Sunday, May 01, 2005

You want me to eat what?


These bags contain milk, sugar, and flour.

After sitting on the counter for well over a week, Cari will add a few more ingredients and turn it to bread. How do I know so much about the process of letting milk sit and rot for a week on my counter? These bags will be Cari's second batch of this. The first batch was completed today. I came home from lunch and Cari offered some of her "fresh" bread.
"You made bread?", I asked.
"Yeah, it's from that bag I had on the counter.", she said with a smile.
"Oh, the bag that has been ROTTING for two weeks is now bread?"
I picked a piece up and put it near my mouth. Cari had the look of someone that was playing a practical joke. I paused to smell the piece in my hand. I asked several questions about the process of turning fermented milk and sugar into bread. Then I took a bite. Before my mouth was closed, Cari was asking if it was the best bread I have ever tasted.

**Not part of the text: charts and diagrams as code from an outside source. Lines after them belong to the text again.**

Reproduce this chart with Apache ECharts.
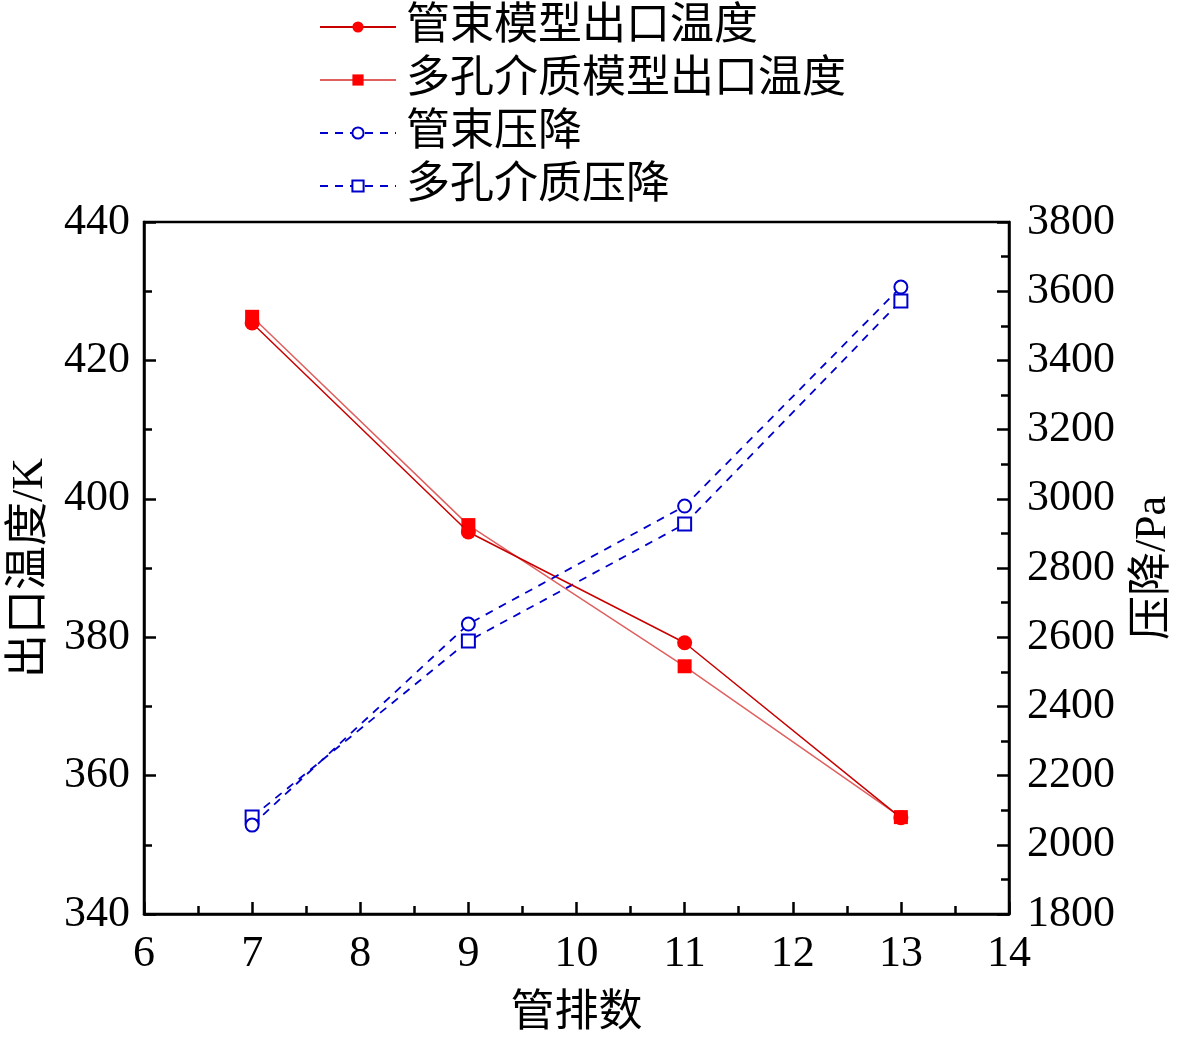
<!DOCTYPE html>
<html lang="zh">
<head>
<meta charset="UTF-8">
<title>管排数</title>
<script src="https://cdn.jsdelivr.net/npm/echarts@6/dist/echarts.min.js"></script>
<style>
    html, body { margin: 0; padding: 0; background: #fff; }
    #chart { width: 1181px; height: 1037px; }
</style>
</head>
<body>
<div id="chart"></div>
<script>
    // 管排数
    var tubeRows = [7, 9, 11, 13];
    // 出口温度 / K
    var tubeTemp = [425.4, 395.2, 379.2, 353.9];
    var porousTemp = [426.3, 396.2, 375.8, 354.0];
    // 压降 / Pa
    var tubeDrop = [2057, 2638, 2979, 3612];
    var porousDrop = [2080, 2589, 2927, 3572];

    var font = '"Liberation Serif", "Times New Roman", "Noto Sans CJK SC", serif';

    function pairs(ys) {
        return tubeRows.map(function (x, i) { return [x, ys[i]]; });
    }

    var axisCommon = {
        axisLine: { show: true, lineStyle: { color: '#000', width: 2.5 } },
        axisTick: { show: true, inside: true, length: 12, lineStyle: { color: '#000', width: 2.5 } },
        minorTick: { show: true, splitNumber: 2, length: 8, lineStyle: { color: '#000', width: 2.5 } },
        splitLine: { show: false },
        axisLabel: {
            color: '#000', fontSize: 44, fontFamily: font, margin: 14,
            formatter: function (v) { return String(v); }   // no thousand separators
        },
        nameTextStyle: { color: '#000', fontSize: 44, fontFamily: font }
    };

    var chart = echarts.init(document.getElementById('chart'));
    var option = {
        animation: false,
        textStyle: { fontFamily: font },
        legend: {
            orient: 'vertical',
            left: 314,
            top: 0,
            itemWidth: 76,
            itemHeight: 14,
            itemGap: 9,
            textStyle: { color: '#000', fontSize: 44, fontFamily: font, padding: [0, 0, 0, 5] },
            data: ['管束模型出口温度', '多孔介质模型出口温度', '管束压降', '多孔介质压降']
        },
        grid: {
            left: 144, right: 172, top: 222, bottom: 123,
            outerBoundsMode: 'none',
            containLabel: false,
            show: true, borderColor: '#000', borderWidth: 2.5
        },
        xAxis: Object.assign({}, axisCommon, {
            type: 'value',
            min: 6, max: 14, interval: 1,
            name: '管排数',
            nameLocation: 'middle',
            nameGap: 78,
            axisLabel: Object.assign({}, axisCommon.axisLabel, { margin: 18 })
        }),
        yAxis: [
            Object.assign({}, axisCommon, {
                type: 'value',
                position: 'left',
                min: 340, max: 440, interval: 20,
                name: '出口温度/K',
                nameLocation: 'middle',
                nameRotate: 90,
                nameGap: 92
            }),
            Object.assign({}, axisCommon, {
                type: 'value',
                position: 'right',
                min: 1800, max: 3800, interval: 200,
                name: '压降/Pa',
                nameLocation: 'middle',
                nameRotate: 90,
                nameGap: 122,
                axisLabel: Object.assign({}, axisCommon.axisLabel, { margin: 18 })
            })
        ],
        series: [
            {
                name: '管束模型出口温度',
                type: 'line',
                yAxisIndex: 0,
                data: pairs(tubeTemp),
                symbol: 'circle',
                symbolSize: 15,
                itemStyle: { color: '#ff0000' },
                lineStyle: { color: '#c80000', width: 1.5 },
                z: 4
            },
            {
                name: '多孔介质模型出口温度',
                type: 'line',
                yAxisIndex: 0,
                data: pairs(porousTemp),
                symbol: 'rect',
                symbolSize: 14,
                itemStyle: { color: '#ff0000' },
                lineStyle: { color: '#e06060', width: 1.5 },
                z: 3
            },
            {
                name: '管束压降',
                type: 'line',
                yAxisIndex: 1,
                data: pairs(tubeDrop),
                symbol: 'emptyCircle',
                symbolSize: 13,
                itemStyle: { color: '#0000cc', borderColor: '#0000cc', borderWidth: 1.5 },
                lineStyle: { color: '#0000cc', width: 1.8, type: [8, 7] },
                z: 4
            },
            {
                name: '多孔介质压降',
                type: 'line',
                yAxisIndex: 1,
                data: pairs(porousDrop),
                symbol: 'emptyRect',
                symbolSize: 13,
                itemStyle: { color: '#0000cc', borderColor: '#0000cc', borderWidth: 1.5 },
                lineStyle: { color: '#0000cc', width: 1.8, type: [8, 7] },
                z: 3
            }
        ]
    };
    chart.setOption(option);
</script>
</body>
</html>
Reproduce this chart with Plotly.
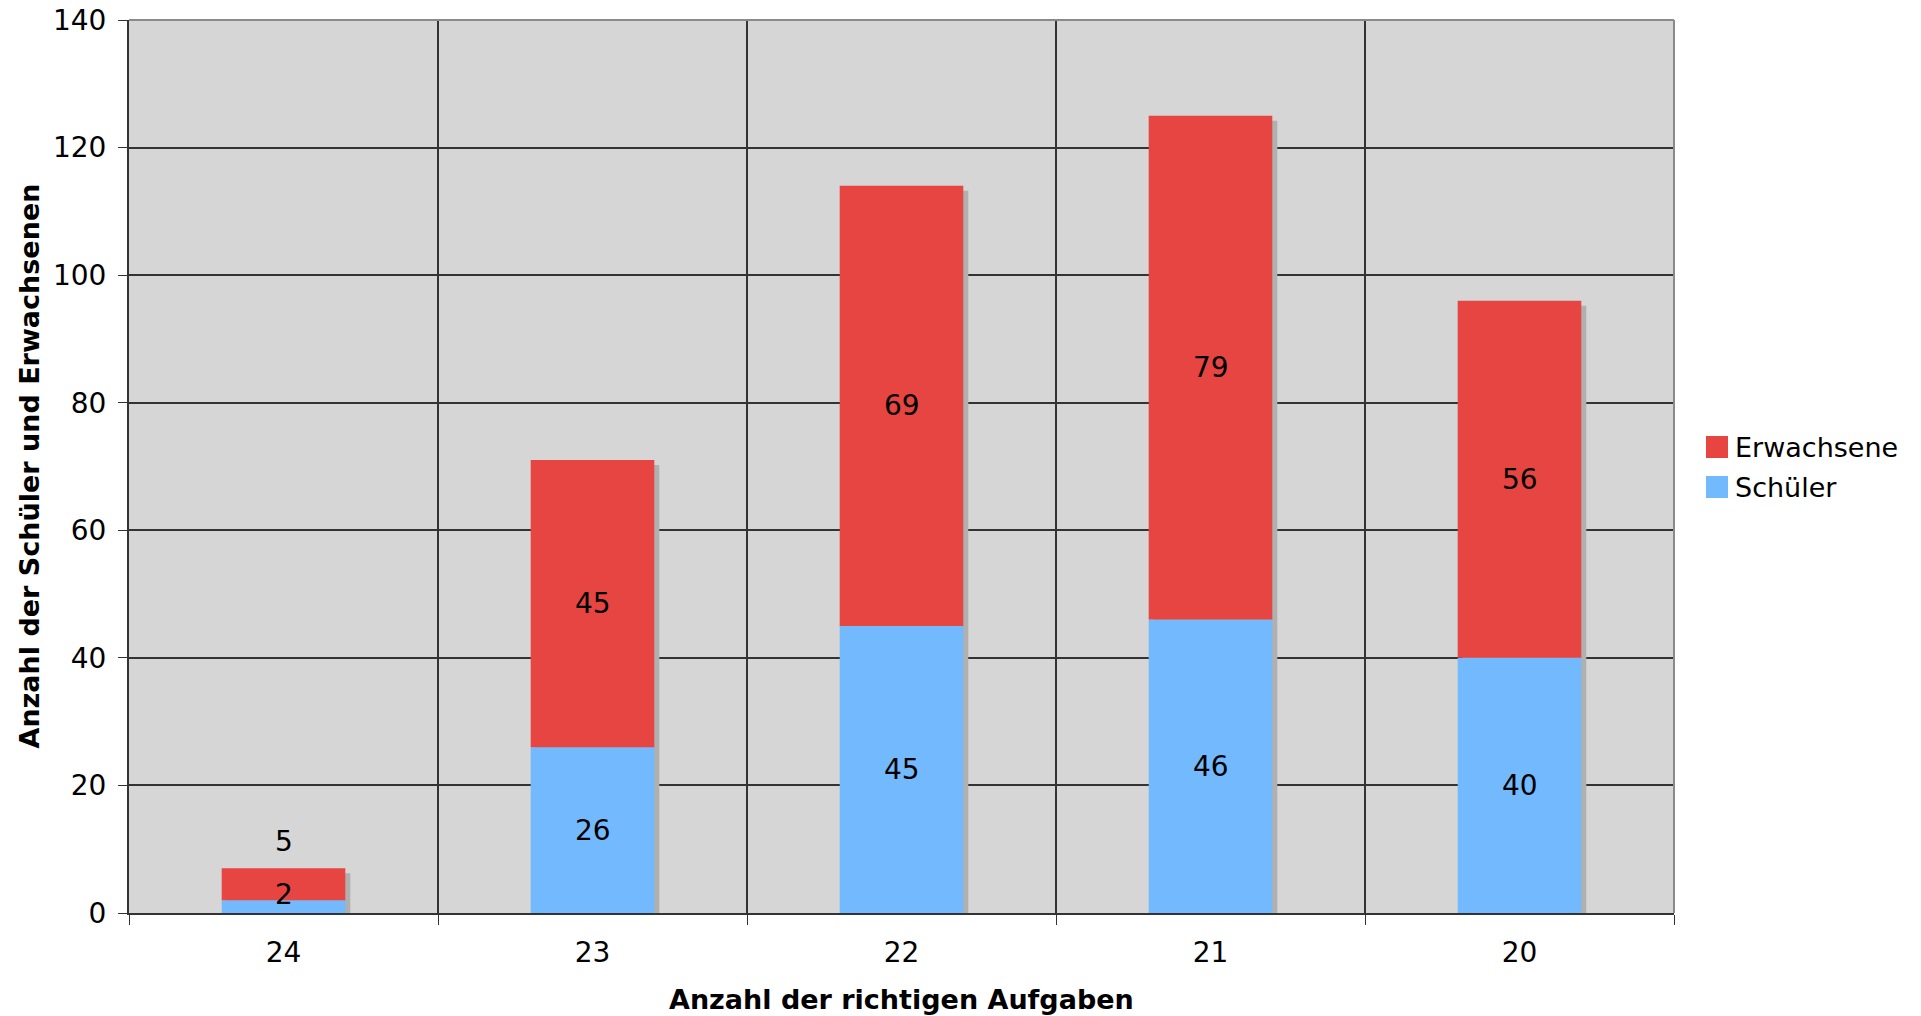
import plotly.graph_objects as go

categories = ["24", "23", "22", "21", "20"]
schueler = [2, 26, 45, 46, 40]
erwachsene = [5, 45, 69, 79, 56]
series_names = ["Erwachsene", "Schüler"]

RED = "#e64541"
BLUE = "#73b9fe"
SHADOW = "#b0b0b0"
FONT = "DejaVu Sans"

x = list(range(len(categories)))
totals = [s + e for s, e in zip(schueler, erwachsene)]

# page body has an 8px margin; plot box on screen: x 129..1674, y 20..913
OFF = 8
PL, PR, PT, PB = 129, 1674, 20, 913
W, H = 1905, 1008
ml, mt = PL - OFF, PT - OFF
mr = W - (PR - OFF)
mb = H - (PB - OFF)
plot_w = PR - PL
plot_h = PB - PT
ymax = 140
bw = 0.4
sx = 5 / (plot_w / len(categories))
sy = 5 / plot_h * ymax


def px(X):
    return (X - PL) / plot_w


def py(Y):
    return (PB - Y) / plot_h


fig = go.Figure()
fig.add_trace(go.Bar(x=x, y=[t - sy for t in totals], base=[0] * len(x), width=bw,
                     offset=-bw / 2 + sx, marker=dict(color=SHADOW, line_width=0),
                     showlegend=False, hoverinfo="skip"))
fig.add_trace(go.Bar(x=x, y=schueler, base=[0] * len(x), width=bw, offset=-bw / 2,
                     name="Schüler", marker=dict(color=BLUE, line_width=0), showlegend=False))
fig.add_trace(go.Bar(x=x, y=erwachsene, base=schueler, width=bw, offset=-bw / 2,
                     name="Erwachsene", marker=dict(color=RED, line_width=0), showlegend=False))

# labels
for i, (s, e) in enumerate(zip(schueler, erwachsene)):
    small = (s + e) < 15
    fig.add_annotation(x=x[i], y=s / 2, text=str(s), showarrow=False,
                       yshift=12 if small else 0, font=dict(family=FONT, size=28, color="black"))
    fig.add_annotation(x=x[i], y=s + e / 2, text=str(e), showarrow=False,
                       yshift=43 if small else 0, font=dict(family=FONT, size=28, color="black"))

# manual legend
for name, color, yc in zip(series_names, [RED, BLUE], [447, 487]):
    fig.add_shape(type="rect", xref="paper", yref="paper",
                  x0=px(1706), x1=px(1728), y0=py(yc + 11), y1=py(yc - 11),
                  fillcolor=color, line_width=0)
    fig.add_annotation(xref="paper", yref="paper", x=px(1733), y=py(yc),
                       xanchor="left", yanchor="middle", text=name, showarrow=False,
                       font=dict(family=FONT, size=27, color="black"))

# axis titles
fig.add_annotation(xref="paper", yref="paper", x=0.5, y=py(999),
                   yanchor="middle", text="<b>Anzahl der richtigen Aufgaben</b>",
                   showarrow=False, font=dict(family=FONT, size=27, color="black"))
fig.add_annotation(xref="paper", yref="paper", x=px(29), y=0.5,
                   xanchor="center", yanchor="middle", textangle=-90,
                   text="<b>Anzahl der Schüler und Erwachsenen</b>",
                   showarrow=False, font=dict(family=FONT, size=27, color="black"))

fig.update_layout(
    width=W, height=H,
    margin=dict(l=ml, r=mr, t=mt, b=mb, autoexpand=False),
    barmode="overlay",
    paper_bgcolor="white",
    plot_bgcolor="#d6d6d6",
    font=dict(family=FONT, size=27, color="black"),
    showlegend=False,
)
fig.update_xaxes(
    range=[-0.5, len(categories) - 0.5],
    tickvals=x, ticktext=categories,
    ticks="", showgrid=False, zeroline=False,
    showline=True, linecolor="#333333", linewidth=2,
    automargin=False, ticklabeloverflow="allow", ticklabelstandoff=13,
    tickfont=dict(size=28),
    minor=dict(tick0=0.5, dtick=1, ticks="outside", ticklen=10, tickcolor="#333333",
               showgrid=True, gridcolor="#333333", gridwidth=1.5),
)
fig.update_yaxes(
    range=[0, ymax], dtick=20,
    ticks="outside", ticklen=9, tickcolor="#333333",
    showgrid=True, gridcolor="#333333", gridwidth=1.5,
    zeroline=False, showline=True, linecolor="#333333", linewidth=2,
    automargin=False, ticklabeloverflow="allow", ticklabelstandoff=6,
    tickfont=dict(size=28),
)
# top and right frame
fig.add_shape(type="line", xref="paper", yref="paper", x0=0, x1=1, y0=1, y1=1,
              line=dict(color="#8a8a8a", width=2))
fig.add_shape(type="line", xref="paper", yref="paper", x0=1, x1=1, y0=0, y1=1,
              line=dict(color="#8a8a8a", width=2))

fig.write_html("out.html")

It is good bread. Amish cinnamon bread. Part of the secret is taking a portion of your liquid goo, and pouring it into more baggies. So, every batch breeds about four more. This is where the recipe shines. Nobody wants a bag of rotted milk in their kitchen, let alone FOUR. So, you start giving bags away to your "friends" and neighbors. Before long, everyone will have special bags to hold their milk, flour, sugar mix.

2 comments:

Michelle said...

I'm going to share this with my foods classes.

Miranda said...

I just had this a couple of weeks ago. Only around here, it is called Friendship Bread. Tell her to add nuts, chocolate chips, and butterscotch chips. It's like cake. So good!